[Entries with chart source code]
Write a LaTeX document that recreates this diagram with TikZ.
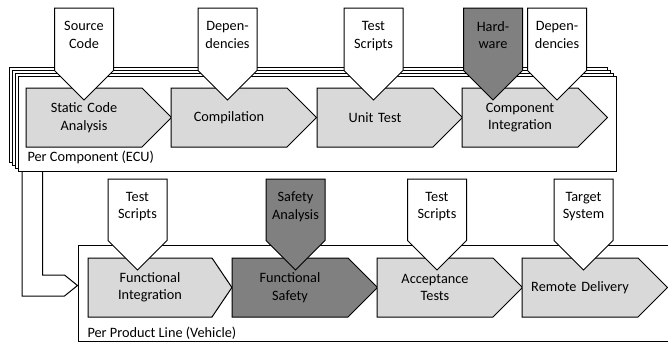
\documentclass[tikz,border=0pt]{standalone}
\usepackage{fontspec}
\setmainfont{Carlito}
\usetikzlibrary{calc,shapes.symbols}
\definecolor{stepgray}{HTML}{D9D9D9}
\definecolor{safegray}{HTML}{808080}

\begin{document}
\begin{tikzpicture}[x=1pt,y=-1pt,line width=1pt,
    font=\fontsize{14.3}{17.4}\selectfont,
    stage/.style={signal,signal to=east,signal pointer angle=90,draw,fill=stepgray,
        inner sep=0pt,text width=116pt,align=center,minimum height=59pt},
    feed/.style={signal,signal to=south,signal pointer angle=90,draw,fill=white,
        inner sep=0pt,text width=59pt,align=center,text depth=26pt,minimum height=92pt},
    scopebox/.style={draw,fill=white,inner sep=0pt,minimum width=598pt,minimum height=95pt},
    scopelabel/.style={anchor=west,inner sep=0pt}]
    \useasboundingbox (0,0) rectangle (668,343);
    \clip (0,0) rectangle (668,343);
    % per component (stacked)
    \coordinate (ecuc) at (317,123.5);
    \foreach \k in {3,2,1}
      \node[scopebox] at ($(ecuc)+(-3*\k,-3*\k)$) {};
    \node[scopebox](ecu) at (ecuc) {};
    \node[scopelabel](ecul) at (27,157) {Per Component (ECU)};
    % per product line
    \node[scopebox,minimum width=622pt,minimum height=96pt](veh) at (389,293) {};
    \node[scopelabel](vehl) at (87,333) {Per Product Line (Vehicle)};
    % stages
    \node[stage](sca) at (84,117.5) {Static Code\\Analysis};
    \node[stage](comp) at (229,117.5) {Compilation};
    \node[stage](unit) at (375,117.5) {Unit Test};
    \node[stage](cint) at (520,117.5) {Component\\Integration};
    \node[stage,text width=124pt,signal pointer angle=112](fint) at (150,287.5) {Functional\\Integration};
    \node[stage,fill=safegray](fsaf) at (290,287.5) {Functional\\Safety};
    \node[stage](acc) at (435,287.5) {Acceptance\\Tests};
    \node[stage](rdel) at (580,287.5) {Remote Delivery};
    % inputs
    \node[feed](src) at (84,39.25) {Source\\Code};
    \node[feed](dep1) at (227.5,39.25) {Depen-\\dencies};
    \node[feed](ts1) at (373.5,39.25) {Test\\Scripts};
    \node[feed,fill=safegray](hw) at (493,39.25) {Hard-\\ware};
    \node[feed](dep2) at (557,39.25) {Depen-\\dencies};
    \node[feed,minimum height=91pt](ts2) at (137.5,209.75) {Test\\Scripts};
    \node[feed,minimum height=91pt,fill=safegray](sa) at (295.5,209.75) {Safety\\Analysis};
    \node[feed,minimum height=91pt](ts3) at (437,209.75) {Test\\Scripts};
    \node[feed,minimum height=91pt](tgt) at (583.5,209.75) {Target\\System};
    % component -> product line
    \coordinate (tip) at ($(veh.west)+(0,-7.5)$);
    \draw ($(ecu.south west)+(4.7,0)$) |- ($(tip)+(-13,10.5)$) -- (tip)
      -- ($(tip)+(-13,-10.5)$) -| ($(ecu.south west)+(25,0)$);
\end{tikzpicture}
\end{document}
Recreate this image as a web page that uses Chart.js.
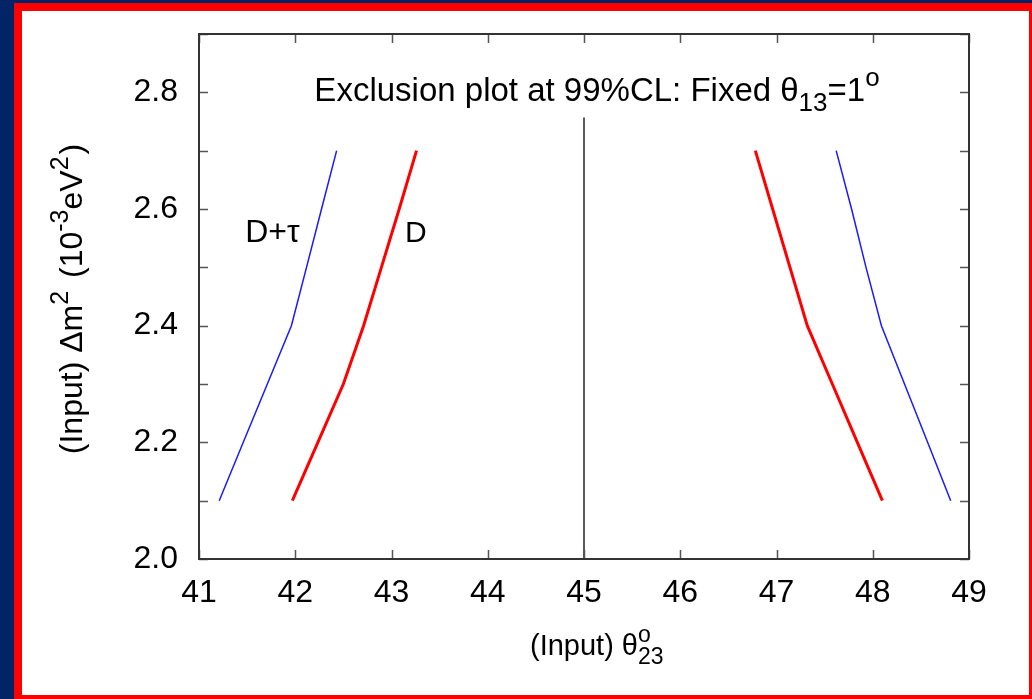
<!DOCTYPE html>
<html>
<head>
<meta charset="utf-8">
<script src="https://cdn.jsdelivr.net/npm/chart.js@4"></script>
<style>
  html, body { margin: 0; padding: 0; width: 1032px; height: 699px; overflow: hidden; background: #022366; }
  #frame { position: absolute; left: 14px; top: 3px; width: 1007px; height: 684px; border: 8px solid #ff0000; background: #ffffff; }
  #wrap { position: absolute; left: 0; top: 0; width: 1032px; height: 699px; }
</style>
</head>
<body>
<div id="frame"></div>
<div id="wrap"><canvas id="chart" width="1032" height="699"></canvas></div>
<script>
// delta m^2 levels (10^-3 eV^2) where the exclusion edges were computed
const dmLevels = [2.1, 2.2, 2.3, 2.4, 2.5, 2.6, 2.7];
// theta23 edges, D only (red)
const dLeft = [41.97, 42.235, 42.50, 42.71, 42.895, 43.08, 43.26];
const dRight = [48.10, 47.84, 47.58, 47.32, 47.14, 46.96, 46.78];
// theta23 edges, D + tau (blue)
const dtauLeft = [41.21, 41.46, 41.71, 41.96, 42.117, 42.273, 42.43];
const dtauRight = [48.81, 48.57, 48.33, 48.09, 47.93, 47.78, 47.62];
// maximal mixing marker
const maxMixX = [45, 45];
const maxMixY = [2.0, 2.757];

const xTicks = [41, 42, 43, 44, 45, 46, 47, 48, 49];
const yTickLabels = ['2.0', '2.2', '2.4', '2.6', '2.8'];

const FONT = '"Liberation Sans", Arial, Helvetica, sans-serif';

function pts(xs, ys) {
    return xs.map((v, i) => ({ x: v, y: ys[i] }));
}

function curve(xs, ys, color, width) {
    return {
        data: pts(xs, ys),
        showLine: true,
        borderColor: color,
        borderWidth: width,
        pointRadius: 0,
        tension: 0,
        fill: false,
    };
}

// text pieces: n = normal, sup / sub = raised / lowered, stack = sup over sub
const SMALL = 0.78;

function richWidth(ctx, parts, size) {
    const small = Math.round(size * SMALL);
    let w = 0;
    parts.forEach(p => {
        if (p.k === 'n') {
            ctx.font = size + 'px ' + FONT;
            w += ctx.measureText(p.t).width;
        } else if (p.k === 'stack') {
            ctx.font = small + 'px ' + FONT;
            w += Math.max(ctx.measureText(p.up).width, ctx.measureText(p.down).width);
        } else {
            ctx.font = small + 'px ' + FONT;
            w += ctx.measureText(p.t).width + (p.gap || 0);
        }
    });
    return w;
}

function drawRich(ctx, parts, x, y, size) {
    const small = Math.round(size * SMALL);
    ctx.textBaseline = 'alphabetic';
    ctx.textAlign = 'left';
    parts.forEach(p => {
        if (p.k === 'n') {
            ctx.font = size + 'px ' + FONT;
            ctx.fillText(p.t, x, y);
            x += ctx.measureText(p.t).width;
        } else if (p.k === 'sup') {
            ctx.font = small + 'px ' + FONT;
            ctx.fillText(p.t, x, y - size * 0.45);
            x += ctx.measureText(p.t).width + (p.gap || 0);
        } else if (p.k === 'sub') {
            ctx.font = small + 'px ' + FONT;
            ctx.fillText(p.t, x, y + size * 0.3);
            x += ctx.measureText(p.t).width + (p.gap || 0);
        } else {
            ctx.font = small + 'px ' + FONT;
            ctx.fillText(p.up, x, y - size * 0.45);
            ctx.fillText(p.down, x, y + size * 0.3);
            x += Math.max(ctx.measureText(p.up).width, ctx.measureText(p.down).width);
        }
    });
}

const frameTicks = {
    id: 'frameTicks',
    afterDraw(chart) {
        const { ctx, chartArea: a, scales: { x, y } } = chart;
        ctx.save();
        ctx.strokeStyle = '#555555';
        ctx.lineWidth = 1.5;
        ctx.beginPath();
        x.ticks.forEach(t => {
            const px = Math.round(x.getPixelForValue(t.value)) + 0.5;
            ctx.moveTo(px, a.bottom); ctx.lineTo(px, a.bottom - 9);
            ctx.moveTo(px, a.top); ctx.lineTo(px, a.top + 9);
        });
        y.ticks.forEach(t => {
            const py = Math.round(y.getPixelForValue(t.value)) + 0.5;
            ctx.moveTo(a.left, py); ctx.lineTo(a.left + 9, py);
            ctx.moveTo(a.right, py); ctx.lineTo(a.right - 9, py);
        });
        ctx.stroke();

        ctx.strokeStyle = '#333333';
        ctx.lineWidth = 2;
        ctx.strokeRect(a.left, a.top, a.right - a.left, a.bottom - a.top);

        ctx.fillStyle = '#000000';

        // title inside the plot
        const title = [
            { k: 'n', t: 'Exclusion plot at 99%CL: Fixed θ' },
            { k: 'sub', t: '13' },
            { k: 'n', t: '=1' },
            { k: 'sup', t: 'o' },
        ];
        const tw = richWidth(ctx, title, 33);
        drawRich(ctx, title, 597 - tw / 2, 101, 33);

        // curve labels
        drawRich(ctx, [{ k: 'n', t: 'D+τ' }], x.getPixelForValue(41.48), y.getPixelForValue(2.543), 32);
        drawRich(ctx, [{ k: 'n', t: 'D' }], x.getPixelForValue(43.14), y.getPixelForValue(2.543), 30);

        // x axis title
        const xt = [
            { k: 'n', t: '(Input) θ' },
            { k: 'stack', up: 'o', down: '23' },
        ];
        drawRich(ctx, xt, 530, 655, 29);

        // y axis title
        const yt = [
            { k: 'n', t: '(Input) Δm' },
            { k: 'sup', t: '2', gap: 4 },
            { k: 'n', t: ' (10' },
            { k: 'sup', t: '-3' },
            { k: 'n', t: 'eV' },
            { k: 'sup', t: '2', gap: 2 },
            { k: 'n', t: ')' },
        ];
        const yw = richWidth(ctx, yt, 32);
        ctx.save();
        ctx.translate(82, 299);
        ctx.rotate(-Math.PI / 2);
        drawRich(ctx, yt, -yw / 2, 0, 32);
        ctx.restore();

        ctx.restore();
    }
};

const ctx = document.getElementById('chart').getContext('2d');
new Chart(ctx, {
    type: 'scatter',
    data: {
        datasets: [
            curve(maxMixX, maxMixY, '#222222', 1.5),
            curve(dtauLeft, dmLevels, '#1a1aff', 1.5),
            curve(dtauRight, dmLevels, '#1a1aff', 1.5),
            curve(dLeft, dmLevels, '#ff0000', 3),
            curve(dRight, dmLevels, '#ff0000', 3),
        ],
    },
    options: {
        responsive: false,
        animation: false,
        devicePixelRatio: 1,
        layout: { padding: { top: 34, right: 63, bottom: 0, left: 0 } },
        plugins: {
            legend: { display: false },
            tooltip: { enabled: false },
        },
        scales: {
            x: {
                type: 'linear',
                min: xTicks[0],
                max: xTicks[xTicks.length - 1],
                afterBuildTicks: scale => {
                    scale.ticks = xTicks.map(v => ({ value: v }));
                },
                afterFit: scale => {
                    scale.height = 140;
                    scale.paddingLeft = 0;
                    scale.paddingRight = 0;
                },
                grid: { display: false, drawTicks: false },
                border: { display: false },
                ticks: {
                    padding: 15,
                    color: '#000000',
                    font: { family: FONT, size: 32 },
                    callback: v => String(v),
                },
            },
            y: {
                type: 'linear',
                min: 2.0,
                max: 2.9,
                afterBuildTicks: scale => {
                    const t = [];
                    for (let i = 0; i <= 9; i++) t.push({ value: 2.0 + i * 0.1 });
                    scale.ticks = t;
                },
                afterFit: scale => {
                    scale.width = 199;
                    scale.paddingTop = 0;
                    scale.paddingBottom = 0;
                },
                grid: { display: false, drawTicks: false },
                border: { display: false },
                ticks: {
                    padding: 21,
                    color: '#000000',
                    font: { family: FONT, size: 32 },
                    callback: (v, i) => (i % 2 === 0 ? yTickLabels[i / 2] : ''),
                },
            },
        },
    },
    plugins: [frameTicks],
});
</script>
</body>
</html>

▶ [Given request]:
Only lines with the string "that" belong in your answer; copy each one.

▶ [Response to the task]:
Write a LaTeX document that recreates this diagram with TikZ.
Recreate this image as a web page that uses Chart.js.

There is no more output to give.